Liverpool really should have gotten more rewards from their attack in both of their last two matches.

And Liverpool should not have conceded three times from what the opposition's attack did in the last two matches.

Liverpool have now conceded from the opposition's first shot on-target against Watford, Hoffenheim (h), Sevilla, and Burnley. Which is half of the matches so far this season, and four of the six where Liverpool have conceded at all. This annoyance has returned with a vengeance.

It's the same pattern which has frustrated us over the last two seasons. The opposition gets a preventable goal – sometimes early, sometimes late – while Liverpool's attack can't do enough to overcome the at-least-once-a-match lapse at the back.

This time, one long ball – delivered with Burnley not pressed in their own half – one lost aerial duel, one Klavan Kalamity™, and Liverpool are behind. Liverpool immediately get one back through a very well worked move of their own – the type of speed and movement from Salah we knew was so necessary in breaking down opposition like this – but no more.

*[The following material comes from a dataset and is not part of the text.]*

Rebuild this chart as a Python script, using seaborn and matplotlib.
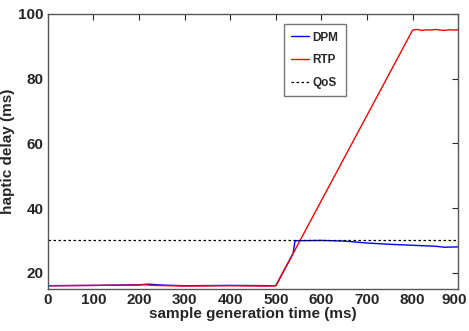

Burnley could have gotten a winner – Mee cleared off the line by Matip then denied by Mignolet, both from corners; Liverpool could have gotten one more – Salah's penalty shout ignored before Solanke poked a clear-cut chance off the crossbar.

So, yes, there's a bit of bad luck about the result. Ignored penalty shouts, woodwork. That many shots probably would have led to far more than one goal on most other days. So, yes, it's not as if this is the first time Burnley have done similar to good opponents, having already beaten Chelsea and drawn Tottenham away, not to mention the two matches against this side last season. This looked a lot like Liverpool's early-season match at Burnley in 2016-17, except at least Liverpool are coming away with a point rather than none.

But that it's the same pattern which has frustrated us over the last two seasons, coming after a week where Liverpool were annihilated by Manchester City and had similar happen against Sevilla, makes it that much harder to stomach.